Dambisa Moyo’s book, “Dead Aid ,”has been receiving a fair amount of criticism from several quarters (see, for example, here , and here ). My own take is that the book is right in the small, wrong in the large, and possibly right in the gargantuan.
The small point is that it would be better if Africa received private capital rather than foreign aid to supplement its own resources for investment. Everyone would agree with this in principle. If Africa were such an attractive destination for private capital that foreign aid was no longer needed (as is the case in many emerging markets), we would all celebrate. The problem is that Africa is not there yet. That’s why this is a small point.
The larger point is that the book claims foreign aid is largely wasted, and this is the part that has elicited the most criticism. People have pointed out that aid’s productivity has been increasing over time. But the fact is that Dambisa doesn’t need to claim that foreign aid is wasted in order to make the small point above.
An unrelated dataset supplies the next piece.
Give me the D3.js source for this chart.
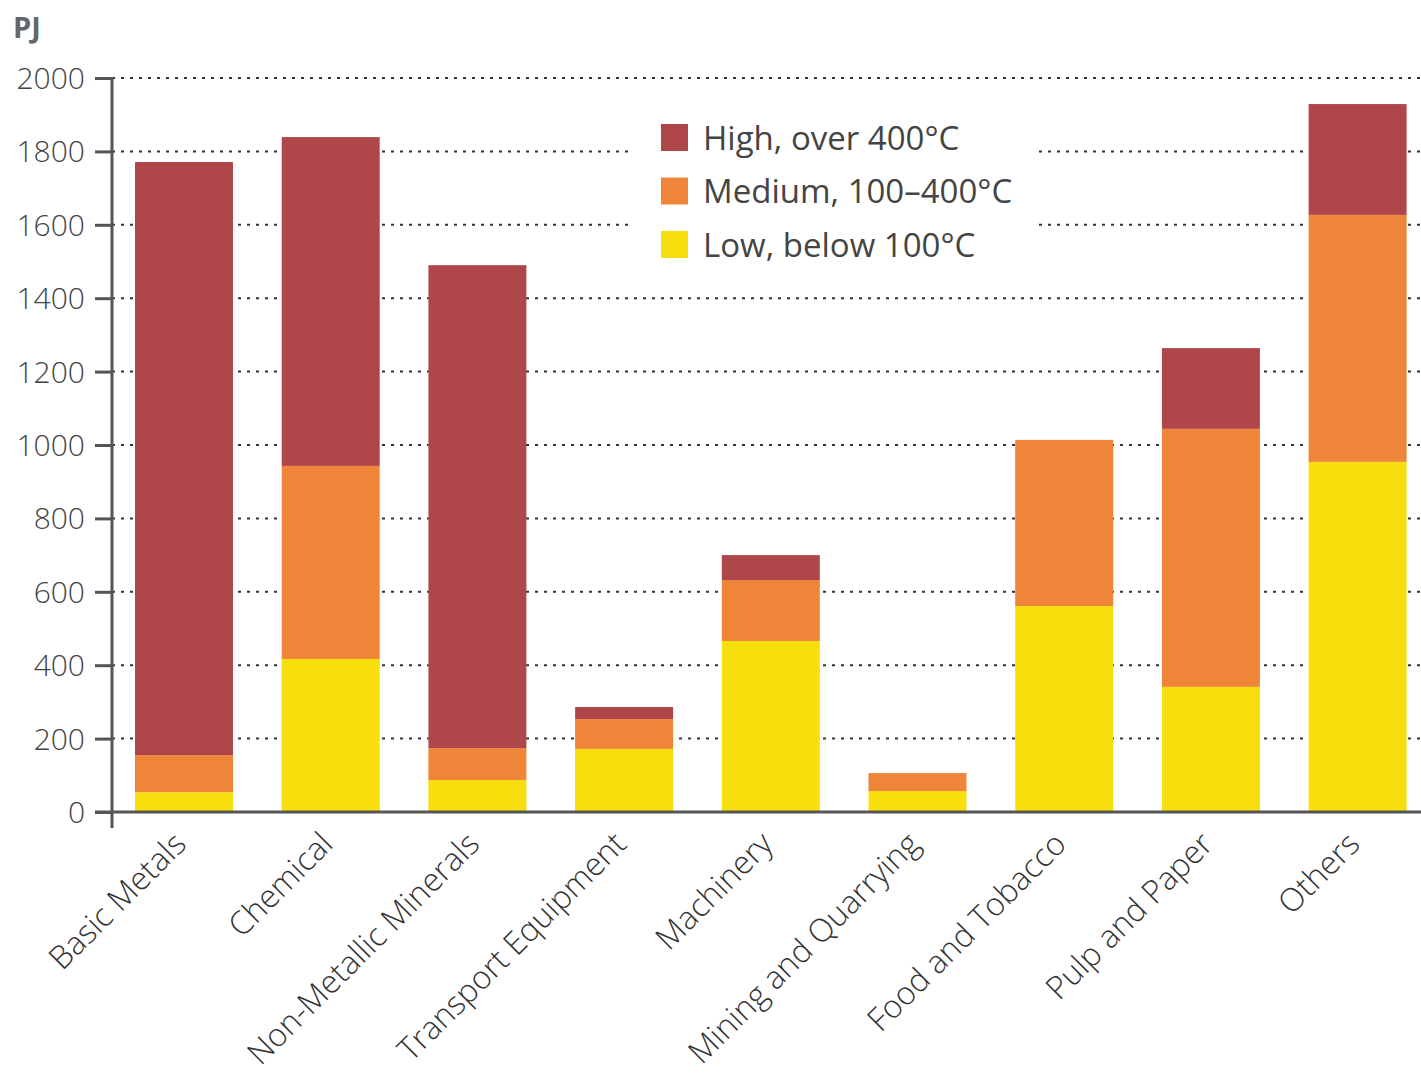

Even if aid is productive, it would be better if Africa received private capital flows because these require even higher returns.
Nor is it necessary to claim aid is wasted to make the bigger (gargantuan) point in the book: that aid creates incentives so that recipient countries remain dependent on aid and never make the transition to private capital financing. This is not the case in general, but there may be circumstances under which it is. Jean-Paul Azam, Steve O’Connell and I have a paper  where we show that well-intentioned aid, even if it is productive, can lead to two equilibria: one with low aid and strong institutions (reminiscent of the East Asian countries), and the other with high aid and weak institutions (as in some African countries today). The intuition is that if there is learning-by-doing in raising tax revenues, then countries that receive aid to fill a fiscal gap may never “learn” how to raise domestic taxes. In our simple model (which we affectionately call the “ADO’C” model—say it with a French accent), one of the factors that determines which equilibrium you end up in is the quality of institutions at the outset—which may explain why the Asian countries were able to graduate from aid faster than some African countries have.